[Collected data]
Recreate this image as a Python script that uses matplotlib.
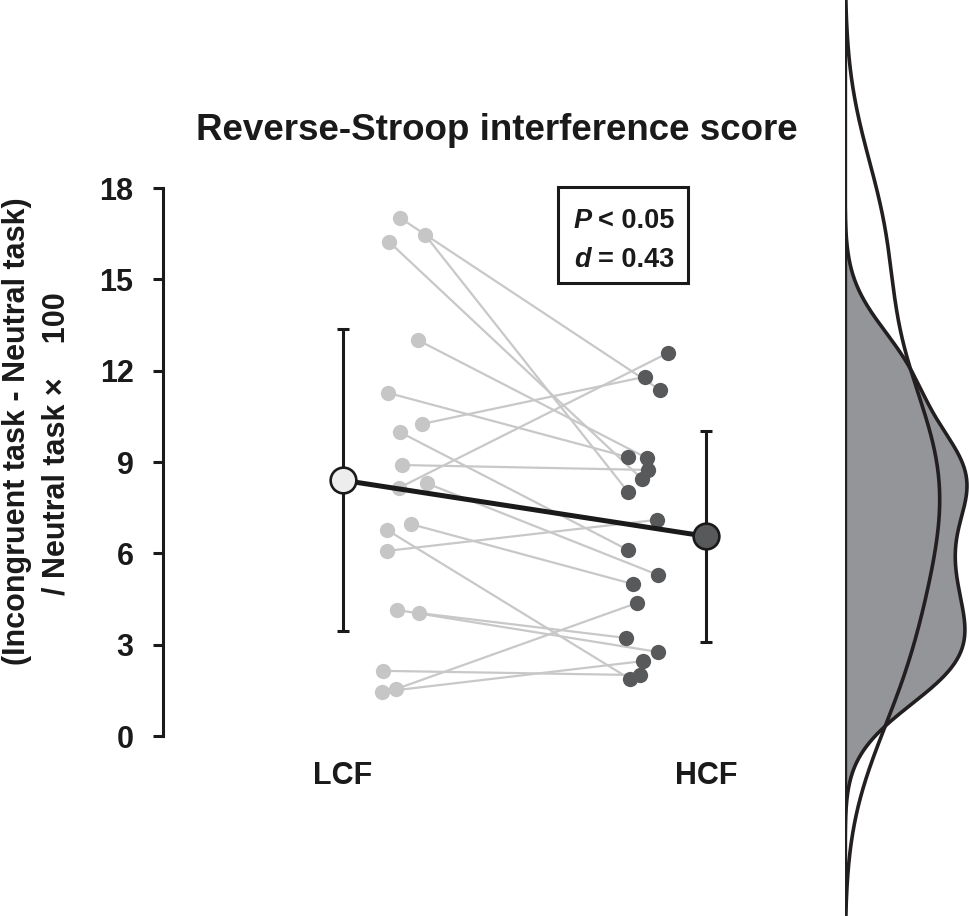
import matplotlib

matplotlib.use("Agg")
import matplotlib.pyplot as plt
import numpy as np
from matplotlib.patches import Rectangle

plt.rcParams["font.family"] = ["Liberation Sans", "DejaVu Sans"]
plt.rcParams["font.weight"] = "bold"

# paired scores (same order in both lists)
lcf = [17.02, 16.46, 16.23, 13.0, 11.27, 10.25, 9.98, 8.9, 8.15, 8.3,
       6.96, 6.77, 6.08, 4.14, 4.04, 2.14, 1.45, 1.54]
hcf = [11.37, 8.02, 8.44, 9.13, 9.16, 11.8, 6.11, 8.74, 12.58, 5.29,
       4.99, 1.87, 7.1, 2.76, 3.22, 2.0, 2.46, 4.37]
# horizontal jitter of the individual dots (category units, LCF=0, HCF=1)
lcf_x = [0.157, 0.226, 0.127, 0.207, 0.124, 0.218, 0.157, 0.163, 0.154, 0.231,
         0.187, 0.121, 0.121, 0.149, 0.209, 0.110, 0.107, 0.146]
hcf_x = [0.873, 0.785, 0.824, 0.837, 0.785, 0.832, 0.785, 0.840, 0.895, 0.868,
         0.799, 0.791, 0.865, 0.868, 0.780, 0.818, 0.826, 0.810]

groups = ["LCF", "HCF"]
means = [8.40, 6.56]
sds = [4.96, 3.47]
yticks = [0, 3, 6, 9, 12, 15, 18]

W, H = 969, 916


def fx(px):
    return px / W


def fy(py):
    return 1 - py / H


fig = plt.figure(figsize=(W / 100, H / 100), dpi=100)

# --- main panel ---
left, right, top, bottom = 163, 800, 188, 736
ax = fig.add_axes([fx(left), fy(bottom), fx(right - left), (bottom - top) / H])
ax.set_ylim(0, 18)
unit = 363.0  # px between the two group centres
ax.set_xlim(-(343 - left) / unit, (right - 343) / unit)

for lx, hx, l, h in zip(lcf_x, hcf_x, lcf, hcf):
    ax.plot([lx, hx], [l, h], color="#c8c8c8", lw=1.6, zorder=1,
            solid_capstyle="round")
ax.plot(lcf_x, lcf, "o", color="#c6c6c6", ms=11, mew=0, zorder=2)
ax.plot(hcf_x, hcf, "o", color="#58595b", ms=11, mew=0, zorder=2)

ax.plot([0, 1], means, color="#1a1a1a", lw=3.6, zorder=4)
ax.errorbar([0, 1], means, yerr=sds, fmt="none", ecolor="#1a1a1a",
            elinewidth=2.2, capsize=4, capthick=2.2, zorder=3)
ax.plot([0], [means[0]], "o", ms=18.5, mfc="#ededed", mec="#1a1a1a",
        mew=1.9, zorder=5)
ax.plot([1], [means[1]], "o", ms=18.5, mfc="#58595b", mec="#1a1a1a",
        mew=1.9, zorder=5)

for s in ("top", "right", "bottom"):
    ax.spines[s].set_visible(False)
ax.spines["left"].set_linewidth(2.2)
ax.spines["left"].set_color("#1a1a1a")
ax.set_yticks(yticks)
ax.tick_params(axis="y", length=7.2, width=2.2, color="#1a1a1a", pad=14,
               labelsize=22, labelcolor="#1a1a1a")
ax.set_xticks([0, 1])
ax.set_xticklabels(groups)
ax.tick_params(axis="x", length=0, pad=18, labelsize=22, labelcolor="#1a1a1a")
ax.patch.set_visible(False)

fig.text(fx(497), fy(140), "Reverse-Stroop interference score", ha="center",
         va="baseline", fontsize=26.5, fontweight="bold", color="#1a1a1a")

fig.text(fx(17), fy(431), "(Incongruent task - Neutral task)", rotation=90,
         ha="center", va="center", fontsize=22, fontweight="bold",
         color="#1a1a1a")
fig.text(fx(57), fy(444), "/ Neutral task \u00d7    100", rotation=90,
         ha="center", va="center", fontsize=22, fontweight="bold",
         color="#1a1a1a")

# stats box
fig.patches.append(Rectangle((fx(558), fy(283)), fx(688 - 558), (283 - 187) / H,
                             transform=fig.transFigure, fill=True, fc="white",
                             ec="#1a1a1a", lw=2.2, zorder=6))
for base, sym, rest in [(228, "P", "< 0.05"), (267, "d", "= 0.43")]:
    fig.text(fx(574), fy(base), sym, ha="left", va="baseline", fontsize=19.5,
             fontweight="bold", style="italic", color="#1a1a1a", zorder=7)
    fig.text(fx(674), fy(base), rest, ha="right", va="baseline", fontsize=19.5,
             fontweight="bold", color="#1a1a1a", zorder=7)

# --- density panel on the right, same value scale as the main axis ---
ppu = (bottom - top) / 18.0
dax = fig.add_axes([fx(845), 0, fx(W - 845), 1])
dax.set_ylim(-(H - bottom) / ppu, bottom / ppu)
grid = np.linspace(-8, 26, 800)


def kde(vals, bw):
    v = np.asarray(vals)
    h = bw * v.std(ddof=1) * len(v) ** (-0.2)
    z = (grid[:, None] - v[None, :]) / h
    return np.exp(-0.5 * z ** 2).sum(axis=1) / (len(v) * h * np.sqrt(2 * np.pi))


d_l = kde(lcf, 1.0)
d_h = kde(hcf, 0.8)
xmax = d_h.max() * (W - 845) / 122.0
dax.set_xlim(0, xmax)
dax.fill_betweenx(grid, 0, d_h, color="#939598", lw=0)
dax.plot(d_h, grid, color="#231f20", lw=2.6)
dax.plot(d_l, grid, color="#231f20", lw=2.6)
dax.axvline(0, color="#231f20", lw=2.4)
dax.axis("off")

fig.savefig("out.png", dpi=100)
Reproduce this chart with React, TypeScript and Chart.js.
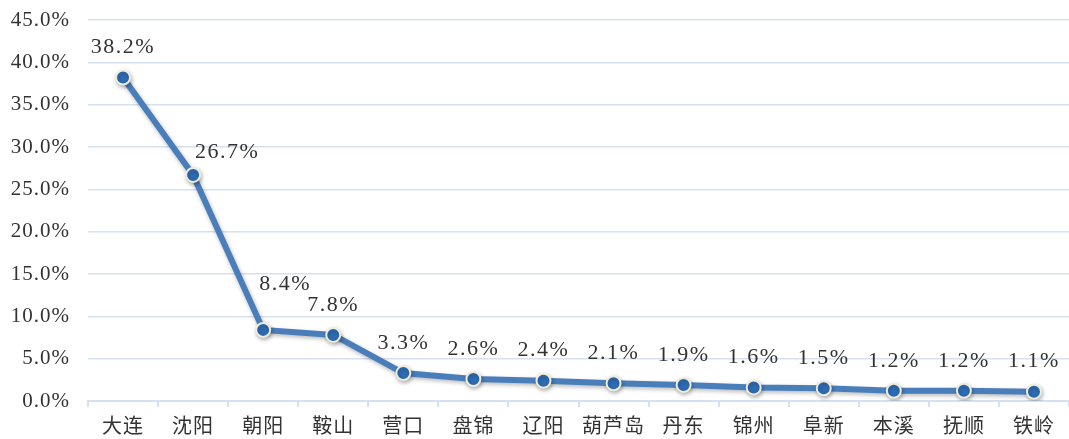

▸ **Your objective**: Output the data above without changes, apart from leaving out the pictures.

▸ **Correct answer**:
Recreate this image as a Python script that uses matplotlib.
import matplotlib

matplotlib.use("Agg")
import matplotlib.pyplot as plt
import numpy as np
from matplotlib.patches import Rectangle

plt.rcParams["font.family"] = ["Liberation Sans", "DejaVu Sans"]
plt.rcParams["font.weight"] = "bold"

# paired scores (same order in both lists)
lcf = [17.02, 16.46, 16.23, 13.0, 11.27, 10.25, 9.98, 8.9, 8.15, 8.3,
       6.96, 6.77, 6.08, 4.14, 4.04, 2.14, 1.45, 1.54]
hcf = [11.37, 8.02, 8.44, 9.13, 9.16, 11.8, 6.11, 8.74, 12.58, 5.29,
       4.99, 1.87, 7.1, 2.76, 3.22, 2.0, 2.46, 4.37]
# horizontal jitter of the individual dots (category units, LCF=0, HCF=1)
lcf_x = [0.157, 0.226, 0.127, 0.207, 0.124, 0.218, 0.157, 0.163, 0.154, 0.231,
         0.187, 0.121, 0.121, 0.149, 0.209, 0.110, 0.107, 0.146]
hcf_x = [0.873, 0.785, 0.824, 0.837, 0.785, 0.832, 0.785, 0.840, 0.895, 0.868,
         0.799, 0.791, 0.865, 0.868, 0.780, 0.818, 0.826, 0.810]

groups = ["LCF", "HCF"]
means = [8.40, 6.56]
sds = [4.96, 3.47]
yticks = [0, 3, 6, 9, 12, 15, 18]

W, H = 969, 916


def fx(px):
    return px / W


def fy(py):
    return 1 - py / H


fig = plt.figure(figsize=(W / 100, H / 100), dpi=100)

# --- main panel ---
left, right, top, bottom = 163, 800, 188, 736
ax = fig.add_axes([fx(left), fy(bottom), fx(right - left), (bottom - top) / H])
ax.set_ylim(0, 18)
unit = 363.0  # px between the two group centres
ax.set_xlim(-(343 - left) / unit, (right - 343) / unit)

for lx, hx, l, h in zip(lcf_x, hcf_x, lcf, hcf):
    ax.plot([lx, hx], [l, h], color="#c8c8c8", lw=1.6, zorder=1,
            solid_capstyle="round")
ax.plot(lcf_x, lcf, "o", color="#c6c6c6", ms=11, mew=0, zorder=2)
ax.plot(hcf_x, hcf, "o", color="#58595b", ms=11, mew=0, zorder=2)

ax.plot([0, 1], means, color="#1a1a1a", lw=3.6, zorder=4)
ax.errorbar([0, 1], means, yerr=sds, fmt="none", ecolor="#1a1a1a",
            elinewidth=2.2, capsize=4, capthick=2.2, zorder=3)
ax.plot([0], [means[0]], "o", ms=18.5, mfc="#ededed", mec="#1a1a1a",
        mew=1.9, zorder=5)
ax.plot([1], [means[1]], "o", ms=18.5, mfc="#58595b", mec="#1a1a1a",
        mew=1.9, zorder=5)

for s in ("top", "right", "bottom"):
    ax.spines[s].set_visible(False)
ax.spines["left"].set_linewidth(2.2)
ax.spines["left"].set_color("#1a1a1a")
ax.set_yticks(yticks)
ax.tick_params(axis="y", length=7.2, width=2.2, color="#1a1a1a", pad=14,
               labelsize=22, labelcolor="#1a1a1a")
ax.set_xticks([0, 1])
ax.set_xticklabels(groups)
ax.tick_params(axis="x", length=0, pad=18, labelsize=22, labelcolor="#1a1a1a")
ax.patch.set_visible(False)

fig.text(fx(497), fy(140), "Reverse-Stroop interference score", ha="center",
         va="baseline", fontsize=26.5, fontweight="bold", color="#1a1a1a")

fig.text(fx(17), fy(431), "(Incongruent task - Neutral task)", rotation=90,
         ha="center", va="center", fontsize=22, fontweight="bold",
         color="#1a1a1a")
fig.text(fx(57), fy(444), "/ Neutral task \u00d7    100", rotation=90,
         ha="center", va="center", fontsize=22, fontweight="bold",
         color="#1a1a1a")

# stats box
fig.patches.append(Rectangle((fx(558), fy(283)), fx(688 - 558), (283 - 187) / H,
                             transform=fig.transFigure, fill=True, fc="white",
                             ec="#1a1a1a", lw=2.2, zorder=6))
for base, sym, rest in [(228, "P", "< 0.05"), (267, "d", "= 0.43")]:
    fig.text(fx(574), fy(base), sym, ha="left", va="baseline", fontsize=19.5,
             fontweight="bold", style="italic", color="#1a1a1a", zorder=7)
    fig.text(fx(674), fy(base), rest, ha="right", va="baseline", fontsize=19.5,
             fontweight="bold", color="#1a1a1a", zorder=7)

# --- density panel on the right, same value scale as the main axis ---
ppu = (bottom - top) / 18.0
dax = fig.add_axes([fx(845), 0, fx(W - 845), 1])
dax.set_ylim(-(H - bottom) / ppu, bottom / ppu)
grid = np.linspace(-8, 26, 800)


def kde(vals, bw):
    v = np.asarray(vals)
    h = bw * v.std(ddof=1) * len(v) ** (-0.2)
    z = (grid[:, None] - v[None, :]) / h
    return np.exp(-0.5 * z ** 2).sum(axis=1) / (len(v) * h * np.sqrt(2 * np.pi))


d_l = kde(lcf, 1.0)
d_h = kde(hcf, 0.8)
xmax = d_h.max() * (W - 845) / 122.0
dax.set_xlim(0, xmax)
dax.fill_betweenx(grid, 0, d_h, color="#939598", lw=0)
dax.plot(d_h, grid, color="#231f20", lw=2.6)
dax.plot(d_l, grid, color="#231f20", lw=2.6)
dax.axvline(0, color="#231f20", lw=2.4)
dax.axis("off")

fig.savefig("out.png", dpi=100)
Reproduce this chart with React, TypeScript and Chart.js.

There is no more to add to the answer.